|History of Greater Iran|
|| until the rise of modern nation-states ||
|Kings of Persia|
The Mannaeans (country name usually Mannea; Akkadian: Mannai, possibly Biblical Minni, מנּי) were an ancient people who lived in the territory of present-day Iran, around the 10th to 7th centuries BC. At that time they were neighbors of the empires of Assyria and Urartu, as well as other small buffer states between the two, such as Musasir and Zikirta.
Their original homeland was situated east and south of the Lake Urmia, roughly centered around modern-day Mahabad,. Excavations that began in 1956 succeeded in uncovering the fortified city of Hasanlu, once thought to be a potential Mannaean site. More recently, the site of Qalaichi (possibly ancient Izirtu/Zirta) has been linked to the Mannaeans based on a stela with this toponym found at the site.
After suffering several defeats at the hands of both Scythians and Assyrians, the remnants of the Mannaean populace were absorbed by an Iranic people known as the Matan and the area became known as Matan. It was then annexed by the Medes in 616 BC.
According to the Encyclopedia Iranica:
|“||It is unlikely that there was any ethnolinguistic unity in Mannea. Like other peoples of the Iranian plateau, the Manneans were subjected to an ever increasing Iranian (i.e. Indo-European) penetration. Boehmer's analysis of several anthroponyms and toponyms needs modification and augmentation. Melikishvili (1949, p. 60) tried to confine the Iranian presence in Mannea to its periphery, pointing out that both Daiukku (cf. Schmitt, 1973) and Bagdatti were active in the periphery of Mannea, but this is imprecise, in view of the fact that the names of two early Mannean rulers, viz. Udaki and Azā, are explicable in Old Iranian terms.||”|
The Mannaean kingdom began to flourish around 850 BC. The Mannaeans were mainly a settled people, practicing irrigation and breeding cattle and horses. The capital was another fortified city, Izirtu (Zirta).
By the 820s BC they had expanded to become the first large state to occupy this region, later followed by the Medes and the Persians. By this time they had a prominent aristocracy as a ruling class, who somewhat limited the power of the king.
Beginning around 800 BC, the region became contested ground between Urartu, who built several forts on the territory of Mannea, and Assyria. During open conflict between the two, ca. 750-730 BC, Mannea seized the opportunity to enlarge its holdings. The Mannaean kingdom reached the pinnacle of its power during the reign of Iranzu (ca. 725-720 BC).
In 716 BC, king Sargon II of Assyria moved against Mannea, where the ruler Aza, son of Iranzu, had been deposed by Ullusunu with the help of the Urartians.
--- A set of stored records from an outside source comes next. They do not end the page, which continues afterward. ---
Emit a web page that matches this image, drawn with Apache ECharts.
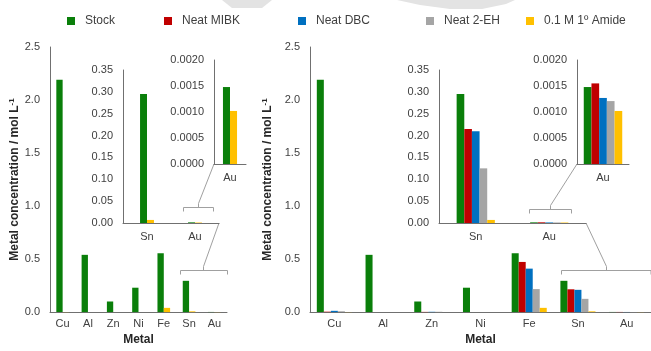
<!DOCTYPE html>
<html>
<head>
<meta charset="utf-8">
<script src="https://cdn.jsdelivr.net/npm/echarts@6/dist/echarts.min.js"></script>
<style>html,body{margin:0;padding:0;background:#fff}#c{width:651px;height:351px}</style>
</head>
<body>
<div id="c"></div>
<script>
// ---- data ----
var metals = ['Cu', 'Al', 'Zn', 'Ni', 'Fe', 'Sn', 'Au'];
var stock = [2.19, 0.54, 0.10, 0.23, 0.555, 0.295, 0.00148];
var mibk  = [0.004, 0, 0.002, 0, 0.473, 0.215, 0.00155];
var dbc   = [0.012, 0, 0.003, 0, 0.41, 0.21, 0.00127];
var eh    = [0.008, 0, 0.003, 0, 0.217, 0.125, 0.00121];
var amide = [0.001, 0, 0, 0, 0.04, 0.007, 0.00102];
var seriesNames = ['Stock', 'Neat MIBK', 'Neat DBC', 'Neat 2-EH', '0.1 M 1\u00ba Amide'];
var mainTicks = {min: 0, max: 2.5, interval: 0.5, digits: 1};
var inset1Ticks = {min: 0, max: 0.35, interval: 0.05, digits: 2};
var inset2Ticks = {min: 0, max: 0.002, interval: 0.0005, digits: 4};

var colors = ['#0a7f0a', '#c00000', '#0070c0', '#a5a5a5', '#ffc000'];
var allData = [stock, mibk, dbc, eh, amide];
var FONT = 'Liberation Sans, Arial, sans-serif';
var AX = '#707070';
var TXT = '#404040';

var grids = [
  {left: 50, top: 47, width: 177, height: 269},   // 0 left main
  {left: 310, top: 47, width: 342, height: 269},  // 1 right main
  {left: 123, top: 70, width: 96, height: 153},   // 2 left inset Sn/Au
  {left: 214, top: 60, width: 32, height: 104},   // 3 left inset Au
  {left: 439, top: 70, width: 147, height: 153},  // 4 right inset Sn/Au
  {left: 577, top: 60, width: 52, height: 104}    // 5 right inset Au
];
var gridCats = [metals, metals, metals.slice(5), metals.slice(6), metals.slice(5), metals.slice(6)];
var gridTicks = [mainTicks, mainTicks, inset1Ticks, inset2Ticks, inset1Ticks, inset2Ticks];
var gridSeries = [[0, 4], [0, 1, 2, 3, 4], [0, 4], [0, 4], [0, 1, 2, 3, 4], [0, 1, 2, 3, 4]];
var gridGap = ['50%', '28%', '71%', '56%', '48%', '26%'];
var isMain = [true, true, false, false, false, false];

var xAxes = [], yAxes = [], series = [];
grids.forEach(function (g, i) {
  var t = gridTicks[i];
  xAxes.push({
    type: 'category', gridIndex: i, data: gridCats[i],
    axisLine: {show: true, lineStyle: {color: AX, width: 1}},
    axisTick: {show: false},
    axisLabel: {color: TXT, fontSize: 11, fontFamily: FONT, margin: isMain[i] ? 6 : 8},
    name: isMain[i] ? 'Metal' : '', nameLocation: 'middle', nameGap: 21,
    nameTextStyle: {color: '#262626', fontSize: 12, fontWeight: 'bold', fontFamily: FONT}
  });
  yAxes.push({
    type: 'value', gridIndex: i, min: t.min, max: t.max, interval: t.interval,
    axisLine: {show: true, lineStyle: {color: AX, width: 1}},
    axisTick: {show: false}, splitLine: {show: false},
    axisLabel: {color: TXT, fontSize: 11, fontFamily: FONT, margin: 10,
      formatter: (function (d) { return function (v) { return v.toFixed(d); }; })(t.digits)},
    name: isMain[i] ? '{a|Metal concentration / mol L}{s|-1}' : '',
    nameLocation: 'middle', nameGap: 28,
    nameTextStyle: {color: '#262626', fontFamily: FONT,
      rich: {a: {fontSize: 12, fontWeight: 'bold', color: '#262626', fontFamily: FONT, lineHeight: 14},
             s: {fontSize: 8, fontWeight: 'bold', color: '#262626', fontFamily: FONT, verticalAlign: 'top', lineHeight: 14}}}
  });
  var start = gridCats[i] === metals ? 0 : metals.indexOf(gridCats[i][0]);
  gridSeries[i].forEach(function (s) {
    series.push({
      type: 'bar', name: seriesNames[s], xAxisIndex: i, yAxisIndex: i,
      data: allData[s].slice(start),
      itemStyle: {color: colors[s]},
      barGap: '0%', barCategoryGap: gridGap[i],
      animation: false, silent: true
    });
  });
});

// legend, one component per entry
var legendSquareLeft = [67, 164, 298, 426, 526];
var legends = seriesNames.map(function (n, k) {
  return {
    data: [n], left: legendSquareLeft[k], top: 15, padding: 0,
    icon: 'rect', itemWidth: 8, itemHeight: 8, selectedMode: false,
    textStyle: {color: TXT, fontSize: 12, fontFamily: FONT, padding: [0, 0, 0, 5]}
  };
});

// zoom brackets (annotation lines)
function bracket(x1, x2, xm, y, tx, ty) {
  var st = {stroke: '#a0a0a0', lineWidth: 1, fill: null};
  return [
    {type: 'polyline', shape: {points: [[x1, y + 4], [x1, y], [x2, y], [x2, y + 4]]}, style: st, silent: true},
    {type: 'polyline', shape: {points: [[xm, y], [xm, y - 4], [tx, ty]]}, style: st, silent: true}
  ];
}
var graphics = [].concat(
  bracket(180.5, 227.5, 203.5, 270.5, 219, 223),
  bracket(183.5, 213.5, 198.5, 207.5, 214, 164),
  bracket(561.5, 651, 606.5, 270.5, 586, 223),
  bracket(529.5, 571.5, 550.5, 209.5, 577, 164),
  [
    {type: 'polygon', shape: {points: [[222, 0], [272, 0], [262, 8], [232, 8]]}, style: {fill: '#e3e3e3'}, silent: true, z: -1},
    {type: 'polygon', shape: {points: [[397, 0], [515, 0], [506, 4], [482, 9], [450, 9], [420, 5]]}, style: {fill: '#e3e3e3'}, silent: true, z: -1}
  ]
);

var chart = echarts.init(document.getElementById('c'), null, {renderer: 'canvas'});
chart.setOption({
  animation: false,
  backgroundColor: '#ffffff',
  textStyle: {fontFamily: FONT},
  legend: legends,
  grid: grids.map(function (g) { return Object.assign({containLabel: false}, g); }),
  xAxis: xAxes,
  yAxis: yAxes,
  series: series,
  graphic: graphics
});
</script>
</body>
</html>
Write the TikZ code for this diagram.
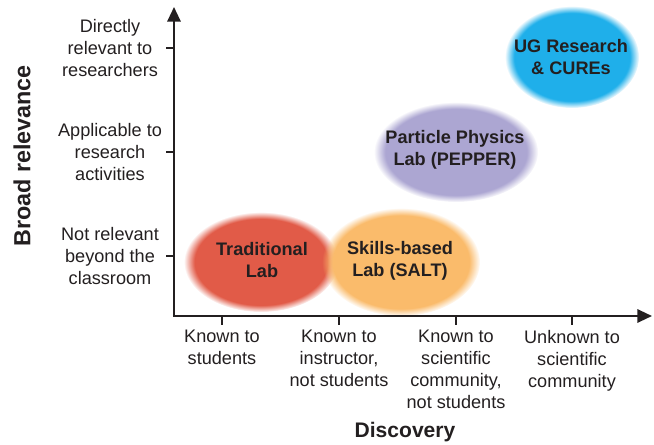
\documentclass[tikz,border=0pt]{standalone}
\usepackage{fontspec}
\setmainfont{Liberation Sans}
\usetikzlibrary{arrows.meta,fadings}

\definecolor{labtext}{HTML}{231F20}
\definecolor{tradred}{HTML}{E15B48}
\definecolor{saltorange}{HTML}{FABB6B}
\definecolor{pepperpurple}{HTML}{ACA6D2}
\definecolor{curesblue}{HTML}{1FAFEA}

% soft edge for the blobs
\pgfdeclareradialshading{softmask}{\pgfpointorigin}{color(0bp)=(white); color(21.5bp)=(white); color(25bp)=(black); color(50bp)=(black)}
\pgfdeclarefading{softedge}{\pgfuseshading{softmask}}

\tikzset{
  axisline/.style={line width=1.6pt, labtext, -{Triangle[length=11pt,width=10pt]}},
  axistick/.style={line width=1.6pt, labtext},
  ticklabel/.style={text=labtext, align=center, inner sep=0pt, font=\fontsize{13.6}{16.5}\selectfont},
  axistitle/.style={text=labtext, font=\bfseries},
  blob/.style={path fading=softedge},
  blobtext/.style={text=labtext, align=center, inner sep=0pt, font=\fontsize{13.6}{16.5}\selectfont\bfseries},
}

\begin{document}
\begin{tikzpicture}[x=0.75pt,y=-0.75pt]
\useasboundingbox (0,0) rectangle (654,445);

% blobs
\fill[tradred,blob] (261,262) ellipse (77 and 50);
\fill[saltorange,blob] (401,262) ellipse (79 and 54);
\fill[pepperpurple,blob] (456,152) ellipse (82 and 50);
\fill[curesblue,blob] (572,57) ellipse (67 and 51);

\node[blobtext] (trad) at (262,260) {Traditional\\Lab};
\node[blobtext] (salt) at (400,261) {Skills-based\\Lab (SALT)};
\node[blobtext] (pepper) at (455,150) {Particle Physics\\Lab (PEPPER)};
\node[blobtext] (cures) at (571,57) {UG Research\\\& CUREs};

% axes
\coordinate (origin) at (174,316);
\coordinate (ytop) at (174,7);
\coordinate (xend) at (652,316);
\draw[axisline] ([yshift=0.8pt]origin) -- (ytop);
\draw[axisline] ([xshift=-0.8pt]origin) -- (xend);

% y ticks
\foreach \y/\name/\txt in {48/ylow/{Directly\\relevant to\\researchers},
                          152/ymid/{Applicable to\\research\\activities},
                          256/yhigh/{Not relevant\\beyond the\\classroom}}{
  \coordinate (\name) at (174,\y);
  \draw[axistick] (\name) -- ++(-8,0);
  \node[ticklabel] (\name lab) at (110,\y) {\txt};
}

% x ticks
\foreach \x/\name/\txt in {222/xa/{Known to\\students},
                          339/xb/{Known to\\instructor,\\not students},
                          456/xc/{Known to\\scientific\\community,\\not students},
                          572/xd/{Unknown to\\scientific\\community}}{
  \coordinate (\name) at (\x,316);
  \draw[axistick] (\name) -- ++(0,9);
  \node[ticklabel,anchor=north] (\name lab) at (\x,330) {\txt};
}

\node[axistitle,font=\fontsize{15.8}{18}\selectfont\bfseries] (disc) at (405,432) {Discovery};
\node[axistitle,font=\fontsize{17.5}{20}\selectfont\bfseries,rotate=90] (broad) at (22,156) {Broad relevance};
\end{tikzpicture}
\end{document}
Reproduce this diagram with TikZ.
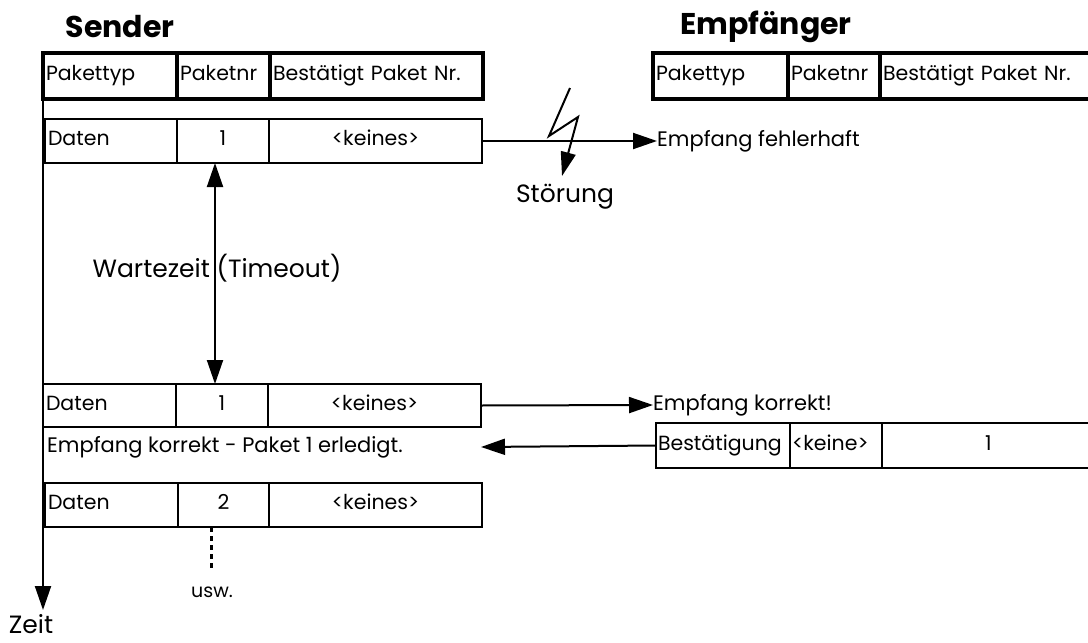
\documentclass[tikz,border=0pt]{standalone}
\usepackage{fontspec}
\setmainfont{Poppins}
\usetikzlibrary{arrows.meta}
\begin{document}
\begin{tikzpicture}[x=1pt,y=-1pt,
  base/.style={font=\fontsize{20.5}{24}\selectfont},
  cellcommon/.style={base,draw,outer sep=0pt,inner xsep=3pt,inner ysep=0pt,anchor=north west,text height=14pt,text depth=4.5pt},
  hcell/.style={cellcommon,line width=4.5pt,minimum height=46pt,align=left},
  dcell/.style={cellcommon,line width=2pt,minimum height=44pt},
  lft/.style={align=left},
  ctr/.style={align=center},
  lbl/.style={font=\fontsize{21}{24}\selectfont,inner sep=0pt},
  big/.style={font=\fontsize{25}{28}\selectfont,inner sep=0pt},
  title/.style={font=\fontsize{30}{34}\selectfont\bfseries,inner sep=0pt},
  arr/.style={line width=2pt,-{Triangle[length=24pt,width=16pt]}},
  darr/.style={line width=2pt,{Triangle[length=24pt,width=16pt]}-{Triangle[length=24pt,width=16pt]}},
]
\useasboundingbox (0,0) rectangle (1088,643);

% titles
\node[title] (sender) at (120,27) {Sender};
\node[title] (empf) at (766,27) {Empfänger};

% sender header
\node[hcell,text width=128pt] (sh1) at (43,53) {\mbox{Pakettyp}};
\node[hcell,text width=87pt] (sh2) at (sh1.north east) {\mbox{Paketnr}};
\node[hcell,text width=207pt] (sh3) at (sh2.north east) {\mbox{Bestätigt Paket Nr.}};

% receiver header
\node[hcell,text width=129pt] (eh1) at (653,53) {\mbox{Pakettyp}};
\node[hcell,text width=86pt] (eh2) at (eh1.north east) {\mbox{Paketnr}};
\node[hcell,text width=207pt] (eh3) at (eh2.north east) {\mbox{Bestätigt Paket Nr.}};

% row 1
\node[dcell,lft,text width=126pt] (r1a) at (45,119) {Daten};
\node[dcell,ctr,text width=86pt] (r1b) at (r1a.north east) {1};
\node[dcell,ctr,text width=207pt] (r1c) at (r1b.north east) {<keines>};

% row 2
\node[dcell,lft,text width=127pt,minimum height=43pt] (r2a) at (43,384) {Daten};
\node[dcell,ctr,text width=86pt,minimum height=43pt] (r2b) at (r2a.north east) {1};
\node[dcell,ctr,text width=207pt,minimum height=43pt] (r2c) at (r2b.north east) {<keines>};

% row 3
\node[dcell,lft,text width=127pt] (r3a) at (45,483) {Daten};
\node[dcell,ctr,text width=85pt] (r3b) at (r3a.north east) {2};
\node[dcell,ctr,text width=207pt] (r3c) at (r3b.north east) {<keines>};

% acknowledgement row
\node[dcell,lft,inner xsep=2pt,text width=130pt,minimum height=45pt] (a1) at (656,423) {\mbox{Bestätigung}};
\node[dcell,lft,inner xsep=2pt,text width=88pt,minimum height=45pt] (a2) at (a1.north east) {\mbox{<keine>}};
\node[dcell,ctr,text width=207pt,minimum height=45pt] (a3) at (a2.north east) {1};

% time axis
\coordinate (tend) at (43,610);
\draw[arr] (sh1.north west) -- (tend);
\node[big] (zeit) at (31,624) {Zeit};

% labels on receiver side
\node[lbl,anchor=west] (fehl) at (657,141) {Empfang fehlerhaft};
\node[lbl,anchor=west] (korr) at (653,405) {Empfang korrekt!};
\node[lbl,anchor=west] (erl) at (47,447) {Empfang korrekt - Paket 1 erledigt.};
\coordinate (back) at (481,447);

% transmissions
\draw[arr] (r1c.east) -- (fehl.west);
\draw[arr] (r2c.east) -- (korr.west);
\draw[arr] (a1.west) -- (back);

% disturbance
\draw[line width=2pt,-{Triangle[length=24pt,width=15pt]}] (570,88) -- (549,136) -- (578,117) -- (562,176);
\node[big] (stoer) at (565,197) {Störung};

% timeout
\draw[darr] ([xshift=-8pt]r1b.south) -- ([xshift=-7pt]r2b.north);
\node[big] (wait) at (217,268) {Wartezeit (Timeout)};

% continuation
\coordinate (dotend) at (211,570);
\draw[line width=3pt,dash pattern=on 5pt off 4pt] ([xshift=-12.5pt]r3b.south) -- (dotend);
\node[lbl,font=\fontsize{19}{22}\selectfont] (usw) at (212,592) {usw.};
\end{tikzpicture}
\end{document}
Sargon took Izirtu, and stationed troops in Parsuash (original home of Persian tribe, on lake Urmia) and Kar-Nergal (Kishesim). The Assyrians thereafter used the area to breed, train and trade horses.
According to one Assyrian inscription, the Cimmerians (Gimirru) originally went forth from their homeland of Gamir or Uishdish in "the midst of Mannai" around this time. The Cimmerians first appear in the annals in the year 714 BC, when they apparently helped the Assyrians to defeat Urartu. Urartu chose to submit to the Assyrians, and together the two defeated the Cimmerians and thus kept them out of the Fertile Crescent. At any rate, the Cimmerians had again rebelled against Sargon by 705, the year he fell to them in battle, and by 679 they had migrated to the east and west of Mannea.
The Mannaeans are recorded as rebelling against Esarhaddon of Assyria in 676 BC, when they interrupted the horse trade between Assyria and Parsuash.
The king Ahsheri, who ruled until the 650s BC, continued to enlarge the territory of Mannea. However, Mannea suffered a crushing defeat at the hands of the Assyrians around 660 BC, and revolt broke out, continuing until Ahsheri's death. Also in the 7th century BC, Mannea was defeated by the advancing Scythians, who had already encroached upon Urartu, somewhat later (585 BC) destroying it as well. This defeat contributed to the further break-up of the Mannaean kingdom.
King Ahsheri's successor, Ualli, took the side of the Assyrians against the Medes (Madai), who were at this point still based to the east along the southwest shore of the Caspian Sea. However, in the ensuing decades of conflict, it appears the Medes eventually gained the upper hand, conquering the remnants of Mannea in 616 BC and absorbing the populace.